Output, please, exactly those lines of the listing that come before the line with "var titleY = [62, 62, 62, 62, 222, 222];", along with that line itself.
>> Begin Dataset content
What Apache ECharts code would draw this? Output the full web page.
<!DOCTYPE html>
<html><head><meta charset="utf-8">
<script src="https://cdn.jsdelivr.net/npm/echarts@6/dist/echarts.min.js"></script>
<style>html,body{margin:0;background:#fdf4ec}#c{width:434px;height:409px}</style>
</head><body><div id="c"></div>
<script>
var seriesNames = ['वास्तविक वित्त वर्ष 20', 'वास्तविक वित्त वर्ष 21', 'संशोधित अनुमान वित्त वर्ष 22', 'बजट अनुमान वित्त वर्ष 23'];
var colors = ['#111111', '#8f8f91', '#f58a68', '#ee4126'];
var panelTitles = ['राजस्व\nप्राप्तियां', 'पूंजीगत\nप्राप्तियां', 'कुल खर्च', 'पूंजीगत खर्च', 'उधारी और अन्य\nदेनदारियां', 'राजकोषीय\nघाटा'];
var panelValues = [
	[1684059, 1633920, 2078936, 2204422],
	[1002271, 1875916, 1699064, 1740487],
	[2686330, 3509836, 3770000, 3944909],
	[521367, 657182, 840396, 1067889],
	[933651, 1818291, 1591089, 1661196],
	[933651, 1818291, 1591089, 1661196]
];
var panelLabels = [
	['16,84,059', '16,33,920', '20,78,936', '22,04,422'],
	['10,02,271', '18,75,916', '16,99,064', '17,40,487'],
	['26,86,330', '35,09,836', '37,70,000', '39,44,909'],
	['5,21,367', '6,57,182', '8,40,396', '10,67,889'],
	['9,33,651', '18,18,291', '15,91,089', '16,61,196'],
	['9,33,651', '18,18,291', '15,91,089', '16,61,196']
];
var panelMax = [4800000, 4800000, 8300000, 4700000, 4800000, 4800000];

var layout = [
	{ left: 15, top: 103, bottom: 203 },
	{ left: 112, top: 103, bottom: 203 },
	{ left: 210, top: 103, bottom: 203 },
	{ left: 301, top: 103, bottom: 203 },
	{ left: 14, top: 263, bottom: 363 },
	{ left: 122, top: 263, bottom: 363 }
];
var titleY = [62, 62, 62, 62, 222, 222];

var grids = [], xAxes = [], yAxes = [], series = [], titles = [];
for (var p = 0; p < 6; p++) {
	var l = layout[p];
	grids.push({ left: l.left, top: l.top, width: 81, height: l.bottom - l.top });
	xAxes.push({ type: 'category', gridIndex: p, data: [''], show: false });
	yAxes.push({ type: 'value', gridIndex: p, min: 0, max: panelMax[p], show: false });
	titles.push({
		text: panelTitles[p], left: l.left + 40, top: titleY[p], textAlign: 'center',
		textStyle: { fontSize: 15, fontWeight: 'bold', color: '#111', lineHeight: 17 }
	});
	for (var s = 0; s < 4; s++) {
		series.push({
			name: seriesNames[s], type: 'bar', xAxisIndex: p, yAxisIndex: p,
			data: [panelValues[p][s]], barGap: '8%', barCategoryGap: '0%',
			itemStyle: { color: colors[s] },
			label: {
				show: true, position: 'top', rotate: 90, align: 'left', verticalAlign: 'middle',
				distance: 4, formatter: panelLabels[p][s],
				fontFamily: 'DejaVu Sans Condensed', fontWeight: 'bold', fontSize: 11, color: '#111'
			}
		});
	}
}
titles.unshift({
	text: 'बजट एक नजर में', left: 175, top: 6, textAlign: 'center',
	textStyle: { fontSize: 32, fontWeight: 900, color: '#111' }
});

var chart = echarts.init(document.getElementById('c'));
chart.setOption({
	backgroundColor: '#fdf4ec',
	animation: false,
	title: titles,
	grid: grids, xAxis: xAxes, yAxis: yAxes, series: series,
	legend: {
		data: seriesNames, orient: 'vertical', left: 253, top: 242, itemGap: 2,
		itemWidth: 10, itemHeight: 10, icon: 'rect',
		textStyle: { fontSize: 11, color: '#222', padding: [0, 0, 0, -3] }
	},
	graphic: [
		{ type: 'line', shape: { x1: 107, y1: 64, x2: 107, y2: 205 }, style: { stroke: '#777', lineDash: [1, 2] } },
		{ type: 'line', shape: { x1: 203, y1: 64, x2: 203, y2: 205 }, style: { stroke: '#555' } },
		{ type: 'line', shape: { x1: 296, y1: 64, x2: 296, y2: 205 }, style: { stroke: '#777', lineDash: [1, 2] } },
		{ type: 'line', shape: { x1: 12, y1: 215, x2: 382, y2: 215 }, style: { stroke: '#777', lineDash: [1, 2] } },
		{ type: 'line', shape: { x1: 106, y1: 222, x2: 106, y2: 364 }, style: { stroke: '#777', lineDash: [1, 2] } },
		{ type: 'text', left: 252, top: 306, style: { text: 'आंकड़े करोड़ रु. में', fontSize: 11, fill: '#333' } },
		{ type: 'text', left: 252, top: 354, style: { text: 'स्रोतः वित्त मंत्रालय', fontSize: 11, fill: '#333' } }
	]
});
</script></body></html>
>> End Dataset content
**Task output:**
What Apache ECharts code would draw this? Output the full web page.
<!DOCTYPE html>
<html><head><meta charset="utf-8">
<script src="https://cdn.jsdelivr.net/npm/echarts@6/dist/echarts.min.js"></script>
<style>html,body{margin:0;background:#fdf4ec}#c{width:434px;height:409px}</style>
</head><body><div id="c"></div>
<script>
var seriesNames = ['वास्तविक वित्त वर्ष 20', 'वास्तविक वित्त वर्ष 21', 'संशोधित अनुमान वित्त वर्ष 22', 'बजट अनुमान वित्त वर्ष 23'];
var colors = ['#111111', '#8f8f91', '#f58a68', '#ee4126'];
var panelTitles = ['राजस्व\nप्राप्तियां', 'पूंजीगत\nप्राप्तियां', 'कुल खर्च', 'पूंजीगत खर्च', 'उधारी और अन्य\nदेनदारियां', 'राजकोषीय\nघाटा'];
var panelValues = [
	[1684059, 1633920, 2078936, 2204422],
	[1002271, 1875916, 1699064, 1740487],
	[2686330, 3509836, 3770000, 3944909],
	[521367, 657182, 840396, 1067889],
	[933651, 1818291, 1591089, 1661196],
	[933651, 1818291, 1591089, 1661196]
];
var panelLabels = [
	['16,84,059', '16,33,920', '20,78,936', '22,04,422'],
	['10,02,271', '18,75,916', '16,99,064', '17,40,487'],
	['26,86,330', '35,09,836', '37,70,000', '39,44,909'],
	['5,21,367', '6,57,182', '8,40,396', '10,67,889'],
	['9,33,651', '18,18,291', '15,91,089', '16,61,196'],
	['9,33,651', '18,18,291', '15,91,089', '16,61,196']
];
var panelMax = [4800000, 4800000, 8300000, 4700000, 4800000, 4800000];

var layout = [
	{ left: 15, top: 103, bottom: 203 },
	{ left: 112, top: 103, bottom: 203 },
	{ left: 210, top: 103, bottom: 203 },
	{ left: 301, top: 103, bottom: 203 },
	{ left: 14, top: 263, bottom: 363 },
	{ left: 122, top: 263, bottom: 363 }
];
var titleY = [62, 62, 62, 62, 222, 222];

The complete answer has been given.